For one, while we all like to bash MS for the flaws in their software, IME in 99 out of 100 cases the problem wasn't a bug in the OS, the compiler, or the standard library, but in the code calling it. Whatever Win API you're using - it's tested a lot more thoroughly than most (if not all) code ever using it.
Further, try
/catch
catches C++ exceptions, not OS exceptions. (Earlier versions of VC did this wrong, but later ones have the right default.) So try
/catch
won't catch an AV. That said, VC provides ways to catch OS exceptions. I think it's called structured exception handling and centered around __try
/__catch
, but I'm not sure since I have never used it. However:
Once your application ran into an AV, all bets are off. An AV is just one way for undefined behavior to manifest itself and once you (or the API code, however unlikely that might be) invoked undefined behavior, there's nothing you can assume about the state of your application. You should not continue.

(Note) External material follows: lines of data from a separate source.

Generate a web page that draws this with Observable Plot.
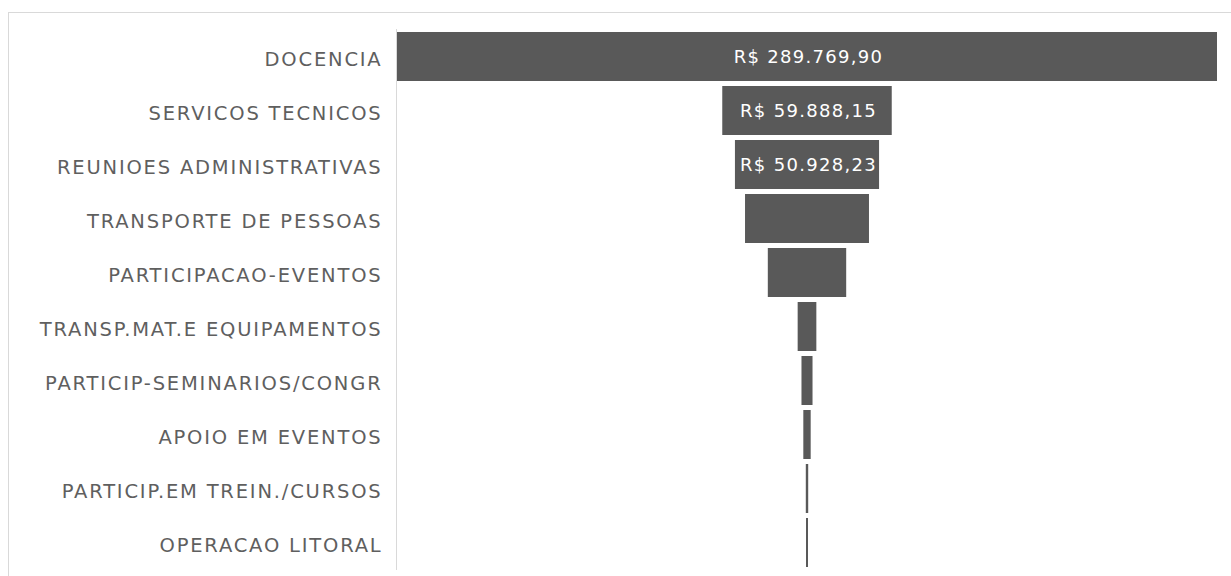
<!DOCTYPE html>
<html>
<head>
<meta charset="utf-8">
<script src="https://cdn.jsdelivr.net/npm/d3@7"></script>
<script src="https://cdn.jsdelivr.net/npm/@observablehq/plot@0.6"></script>
<style>
  html, body { margin: 0; padding: 0; background: #fff; }
  #wrap { position: relative; width: 1231px; height: 576px; overflow: hidden; }
  #border { position: absolute; left: 8px; top: 12px; right: -2px; bottom: -2px;
            border-left: 1px solid #d9d9d9; border-top: 1px solid #d9d9d9; }
  #chart { position: absolute; left: 0; top: 0; }
  .funnel g[aria-label="y-axis tick label"] text { letter-spacing: 1.8px; }
  .funnel g[aria-label="text"] text { letter-spacing: 1.3px; }
</style>
</head>
<body>
<div id="wrap"><div id="border"></div><div id="chart"></div></div>
<script>
const categories = [
  "DOCENCIA",
  "SERVICOS TECNICOS",
  "REUNIOES ADMINISTRATIVAS",
  "TRANSPORTE DE PESSOAS",
  "PARTICIPACAO-EVENTOS",
  "TRANSP.MAT.E EQUIPAMENTOS",
  "PARTICIP-SEMINARIOS/CONGR",
  "APOIO EM EVENTOS",
  "PARTICIP.EM TREIN./CURSOS",
  "OPERACAO LITORAL"
];
const values = [289769.90, 59888.15, 50928.23, 43800, 27700, 6600, 3900, 2600, 850, 700];
const labelled = ["DOCENCIA", "SERVICOS TECNICOS", "REUNIOES ADMINISTRATIVAS"];

const data = categories.map((c, i) => ({category: c, value: values[i]}));
const maxV = d3.max(values);

const ptBR = d3.formatLocale({decimal: ",", thousands: ".", grouping: [3], currency: ["R$ ", ""]});
const fmt = ptBR.format("$,.2f");

const chart = Plot.plot({
  className: "funnel",
  width: 1231,
  height: 576,
  marginTop: 29,
  marginBottom: 6,
  marginLeft: 397,
  marginRight: 14,
  style: {fontFamily: "'DejaVu Sans', sans-serif", background: "transparent"},
  x: {domain: [-maxV / 2, maxV / 2], axis: null},
  y: {domain: categories, paddingInner: 0.09, paddingOuter: 0.04, label: null},
  marks: [
    Plot.ruleX([-maxV / 2], {stroke: "#d9d9d9", strokeWidth: 1, dx: -1}),
    Plot.barX(data, {x1: d => -d.value / 2, x2: d => d.value / 2, y: "category", fill: "#595959"}),
    Plot.text(data.filter(d => labelled.includes(d.category)), {
      x: 0, y: "category", text: d => fmt(d.value), fill: "white", fontSize: 18, dx: 1
    }),
    Plot.axisY({tickSize: 0, tickPadding: 15, fontSize: 19.5, fill: "#5f5f5f", label: null, dy: 3})
  ]
});
document.getElementById("chart").appendChild(chart);
</script>
</body>
</html>
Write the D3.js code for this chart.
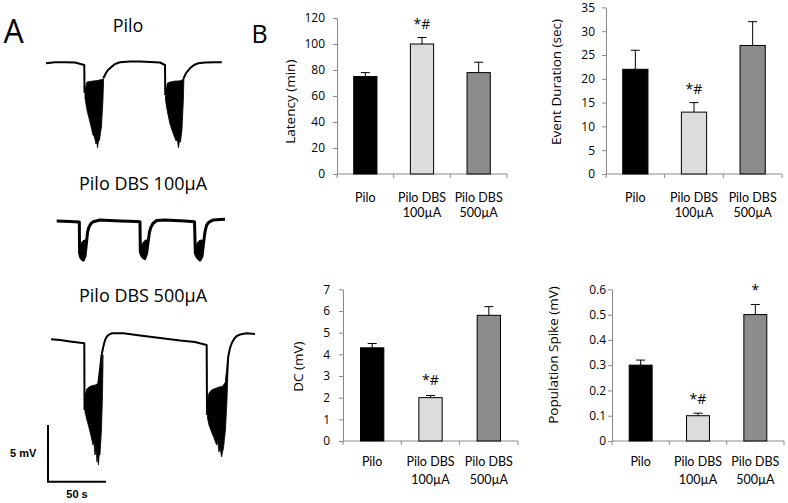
<!DOCTYPE html>
<html><head><meta charset="utf-8">
<script src="https://cdn.jsdelivr.net/npm/d3@7"></script>
<style>body{margin:0;background:#fff}svg{display:block}text{font-family:"Open Sans",sans-serif;fill:#000}</style>
</head><body>
<svg id="c" width="788" height="503"></svg>
<script>
// ---------- Bar chart data ----------
const categories = [["Pilo"], ["Pilo DBS", "100µA"], ["Pilo DBS", "500µA"]];
const barColors = ["#000000", "#dcdcdc", "#8c8c8c"];

const latency = [75, 100, 78];
const latencyErr = [3, 5, 8];
const latencySig = ["", "*#", ""];
const latencyTicks = [0, 20, 40, 60, 80, 100, 120];

const duration = [22, 13, 27];
const durationErr = [4, 2, 5];
const durationSig = ["", "*#", ""];
const durationTicks = [0, 5, 10, 15, 20, 25, 30, 35];

const dcValues = [4.3, 2.0, 5.8];
const dcErr = [0.2, 0.1, 0.4];
const dcSig = ["", "*#", ""];
const dcTicks = [0, 1, 2, 3, 4, 5, 6, 7];

const popSpike = [0.3, 0.1, 0.5];
const popSpikeErr = [0.02, 0.01, 0.04];
const popSpikeSig = ["", "*#", "*"];
const popSpikeTicks = [0, 0.1, 0.2, 0.3, 0.4, 0.5, 0.6];

// ---------- Trace data: [time (s), voltage (mV)]; null = gap ----------
const trace1Line = [[0,0],[7.8,0.1],[16.4,0.1],[25,0.07],[33,-0.15],[33.2,-2.6],[33.2,null],
  [49.4,-1.32],[51.7,-0.86],[53.4,-0.59],[56.6,-0.3],[59.5,-0.06],[63.8,0.09],[72.4,0.16],[81,0.16],[89.7,0.11],[98.3,0.07],[102.6,-0.15],[102.8,-2.8],[102.8,null],
  [118.4,-1.38],[120.7,-0.86],[124.1,-0.44],[127.6,-0.15],[131.3,0],[137.1,0.07],[145.7,0.09],[151.5,0.09]];
const trace1Bursts = [
  [[33.6,-2.35,-3.06],[35.3,-1.65,-4.12],[37.9,-1.6,-5.18],[40.5,-1.56,-6.32],[41.8,-1.55,-6.5],[43.1,-1.52,-7.12],[43.8,-1.52,-6.9],[44.4,-1.52,-7.45],[45.2,-1.5,-6.9],[46.1,-1.47,-6.76],[47.8,-1.43,-5.62],[49.1,-1.38,-3.24],[49.6,-1.38,-1.65]],
  [[103,-2.53,-3.24],[104.7,-1.74,-4.29],[106.9,-1.65,-5.36],[109.5,-1.6,-6.15],[112.1,-1.56,-6.85],[113.2,-1.56,-6.7],[114.2,-1.56,-7.45],[115,-1.54,-6.9],[115.9,-1.52,-6.94],[117.2,-1.47,-5.88],[118.4,-1.38,-3.24],[118.8,-1.38,-1.65]]
];

const trace2Line = [[0,0],[11.5,-0.04],[19.5,-0.09],[19.7,-2.82],[20.9,-3.26],[22.9,-3.44],[24.4,-3.09],[25.9,-1.68],[26.6,-0.97],[27.8,-0.53],[29.6,-0.22],[31.6,-0.06],[37.3,0.09],[45.9,0.04],[54.6,0],[63.2,-0.03],[71.8,-0.06],
  [72.1,-2.73],[73.5,-3.09],[75.7,-3.29],[77.4,-2.91],[78.7,-1.94],[80,-0.97],[81.3,-0.53],[83,-0.22],[86.2,0.04],[93.4,0.09],[102,0.04],[110.6,0],[118.8,-0.06],
  [119.5,-2.82],[121,-3.17],[123.5,-3.44],[125.3,-3.09],[126.6,-1.94],[127.8,-0.97],[129.3,-0.35],[131.3,-0.09],[135,0.09],[140.8,0.13],[145.1,0.15]];
const trace2Bursts = [
  [[20.1,-2.12,-2.73],[21.8,-1.85,-3.26],[23.5,-1.68,-3.53],[24.8,-1.68,-3.0],[25.7,-1.68,-1.85]],
  [[73,-2.12,-2.73],[74.7,-1.85,-3.26],[76.5,-1.68,-3.44],[77.8,-1.68,-2.9],[78.6,-1.68,-1.85]],
  [[120.1,-2.12,-2.73],[121.8,-1.85,-3.26],[123.5,-1.68,-3.53],[124.8,-1.68,-3.0],[125.7,-1.68,-1.85]]
];

const trace3Line = [[0,0],[7.8,-0.06],[16.4,-0.19],[28.7,-0.35],[28.9,-6.23],[28.9,null],
  [40.8,-3.88],[42.2,-2.71],[43.5,-1.47],[45.1,-0.65],[46.6,-0.06],[48,0.23],[50,0.42],[52.3,0.53],[62.3,0.53],[76.7,0.34],[94,0.11],[111.2,-0.11],[124.1,-0.24],[134.2,-0.5],[134.5,-6.68],[134.5,null],
  [150.9,-3.74],[152,-2.53],[152.8,-1.53],[154.3,-0.77],[155.8,-0.35],[157.8,0.03],[160.1,0.29],[162.9,0.42],[168.7,0.53],[175.9,0.47]];
const trace3Bursts = [
  [[29.3,-4.91,-6.41],[31,-4.38,-7.12],[32.8,-4.21,-7.82],[34.5,-4.12,-8.53],[36.2,-4.07,-9.32],[37,-4.05,-9.0],[37.9,-4.03,-10.2],[38.8,-4.0,-9.7],[39.7,-3.94,-10.82],[40.3,-3.9,-10.3],[40.9,-3.85,-11.08],[41.5,-3.6,-10.2],[42.2,-3.15,-10.2],[43.5,-2.27,-8.0],[44.4,-1.83,-4.91],[44.8,-1.38,-2.27]],
  [[134.9,-5.35,-6.94],[136.2,-4.74,-7.56],[138.4,-4.47,-8.17],[140.5,-4.38,-8.7],[142.7,-4.29,-9.32],[143.7,-4.25,-9.0],[144.8,-4.21,-9.94],[145.9,-4.18,-9.6],[147,-4.16,-10.38],[148,-4.1,-9.9],[148.7,-4.03,-9.59],[150.4,-3.77,-8.0],[151.7,-2.71,-5.35],[152.6,-1.83,-2.71]]
];
const scaleBarMv = 5, scaleBarSec = 50;

// ---------- Drawing ----------
const svg = d3.select("#c");

// trace scales (shared units)
const tx = d3.scaleLinear().domain([0, 50]).range([0, 58]);
const ty = d3.scaleLinear().domain([0, -5]).range([0, 56.7]);
const lineGen = d3.line().defined(d => d[1] !== null).x(d => tx(d[0])).y(d => ty(d[1]));
const areaGen = d3.area().x(d => tx(d[0])).y0(d => ty(d[1])).y1(d => ty(d[2]));

function drawTrace(origin, line, bursts, sw) {
  const g = svg.append("g").attr("transform", `translate(${origin[0]},${origin[1]})`);
  g.selectAll("path.b").data(bursts).join("path").attr("class", "b")
    .attr("d", areaGen).attr("fill", "#000").attr("stroke", "#000").attr("stroke-width", 0.8);
  g.append("path").attr("d", lineGen(line)).attr("fill", "none").attr("stroke", "#000")
    .attr("stroke-width", sw).attr("stroke-linejoin", "round");
  return g;
}
drawTrace([46, 63.3], trace1Line, trace1Bursts, 2);
drawTrace([56.7, 221], trace2Line, trace2Bursts, 3);
drawTrace([51, 339.3], trace3Line, trace3Bursts, 2);

// scale bar
const sb = svg.append("g").attr("transform", "translate(48,481.7)");
sb.append("path").attr("d", `M0,${-ty(-scaleBarMv)}V0H${tx(scaleBarSec)}`)
  .attr("fill", "none").attr("stroke", "#000").attr("stroke-width", 2);
svg.append("text").attr("x", 10).attr("y", 457)
  .style("font-family", "Liberation Sans, Arial").attr("font-weight", "bold").attr("font-size", 11).text(scaleBarMv + " mV");
svg.append("text").attr("x", 77).attr("y", 498).attr("text-anchor", "middle")
  .style("font-family", "Liberation Sans, Arial").attr("font-weight", "bold").attr("font-size", 11).text(scaleBarSec + " s");

// titles
svg.append("text").attr("x", 13.5).attr("y", 43).attr("text-anchor", "middle").attr("font-size", 32).text("A");
svg.append("text").attr("x", 259.5).attr("y", 43).attr("text-anchor", "middle").attr("font-size", 25).text("B");
svg.append("text").attr("x", 128).attr("y", 32).attr("text-anchor", "middle").attr("font-size", 18).text("Pilo");
svg.append("text").attr("x", 143).attr("y", 190).attr("text-anchor", "middle").attr("font-size", 18).text("Pilo DBS 100µA");
svg.append("text").attr("x", 143).attr("y", 301.5).attr("text-anchor", "middle").attr("font-size", 18).text("Pilo DBS 500µA");

// bar panels
function barPanel(cfg, values, errs, sig, ticks, label, fmt) {
  const g = svg.append("g");
  const x = d3.scaleBand().domain(d3.range(categories.length)).range([cfg.x0, cfg.x1])
    .paddingInner(cfg.pad).paddingOuter(cfg.pad / 2);
  const y = d3.scaleLinear().domain([0, ticks[ticks.length - 1]]).range([cfg.y0, cfg.y1]);

  // y axis
  const ya = g.append("g").attr("transform", `translate(${cfg.x0},0)`)
    .call(d3.axisLeft(y).tickValues(ticks).tickSize(4).tickSizeOuter(0).tickPadding(cfg.tp).tickFormat(fmt));
  ya.select(".domain").attr("stroke", "#8a8a8a");
  ya.selectAll(".tick line").attr("stroke", "#8a8a8a");
  ya.selectAll(".tick text").attr("font-size", 12).attr("fill", "#000").style("font-family", "Open Sans");

  // x axis (manual, ticks at category boundaries)
  g.append("line").attr("x1", cfg.x0).attr("x2", cfg.x1).attr("y1", cfg.y0).attr("y2", cfg.y0).attr("stroke", "#8a8a8a");
  g.selectAll("line.xt").data(d3.range(categories.length + 1)).join("line").attr("class", "xt")
    .attr("x1", i => cfg.x0 + i * x.step()).attr("x2", i => cfg.x0 + i * x.step())
    .attr("y1", cfg.y0).attr("y2", cfg.y0 + 4).attr("stroke", "#8a8a8a");

  // bars
  g.selectAll("rect").data(values).join("rect")
    .attr("x", (d, i) => x(i)).attr("width", x.bandwidth())
    .attr("y", d => y(d)).attr("height", d => cfg.y0 - y(d))
    .attr("fill", (d, i) => barColors[i]).attr("stroke", "#000").attr("stroke-width", 1);

  // error bars
  const cx = i => x(i) + x.bandwidth() / 2;
  g.selectAll("path.err").data(values).join("path").attr("class", "err")
    .attr("d", (d, i) => `M${cx(i)},${y(d)}V${y(d + errs[i])}M${cx(i) - 4.5},${y(d + errs[i])}H${cx(i) + 4.5}`)
    .attr("stroke", "#000").attr("stroke-width", 1).attr("fill", "none");

  // significance marks
  g.selectAll("text.sig").data(sig).join("text").attr("class", "sig")
    .attr("x", (d, i) => cx(i)).attr("y", (d, i) => y(values[i] + errs[i]) - cfg.so)
    .attr("text-anchor", "middle").attr("font-size", 14).text(d => d);

  // category labels (one text per category, lines as tspans)
  categories.forEach((lines, i) => {
    const t = g.append("text").attr("x", cx(i)).attr("y", cfg.cy)
      .attr("text-anchor", "middle").attr("font-size", 12.5).style("font-family", "Lato");
    lines.forEach((s, j) => {
      t.append("tspan").attr("x", cx(i)).attr("y", cfg.cy + j * cfg.cdy).text(s);
    });
  });

  // y label
  g.append("text").attr("transform", `translate(${cfg.lx},${cfg.ly}) rotate(-90)`)
    .attr("dy", "0.35em").attr("text-anchor", "middle").attr("font-size", 13.5).text(label);
}

barPanel({x0: 337, x1: 507, y0: 174, y1: 18, pad: 0.59, tp: 8, so: 9, cy: 202, cdy: 15.2, lx: 290, ly: 101.7},
  latency, latencyErr, latencySig, latencyTicks, "Latency (min)", d3.format("d"));
barPanel({x0: 606, x1: 782, y0: 174, y1: 7.4, pad: 0.57, tp: 7, so: 8.6, cy: 202, cdy: 15.2, lx: 556.7, ly: 82},
  duration, durationErr, durationSig, durationTicks, "Event Duration (sec)", d3.format("d"));
barPanel({x0: 343, x1: 518, y0: 441, y1: 289.3, pad: 0.6, tp: 9, so: 10.5, cy: 466, cdy: 18, lx: 298.3, ly: 366.7},
  dcValues, dcErr, dcSig, dcTicks, "DC (mV)", d3.format("d"));
barPanel({x0: 612, x1: 784, y0: 441, y1: 289.3, pad: 0.6, tp: 2, so: 9, cy: 466, cdy: 18, lx: 553.3, ly: 355},
  popSpike, popSpikeErr, popSpikeSig, popSpikeTicks, "Population Spike (mV)", d => d === 0 ? "0" : d3.format(".1f")(d));
</script>
</body></html>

To sum it up: You should try to find out what you did wrong. A good way to do this is trying to boil the problem down to a small piece of example code that reproduces the problem. In 90% of all cases, this will reveal the error. If even a small piece of code reproduced the problem and you still don't know what the problem is, you have a nice repro case to come back with (or to throw at MS support). IME, in 9 of those 10% someone else points out your error, and only the remaining 1% will reveal a bug you didn't make yourself.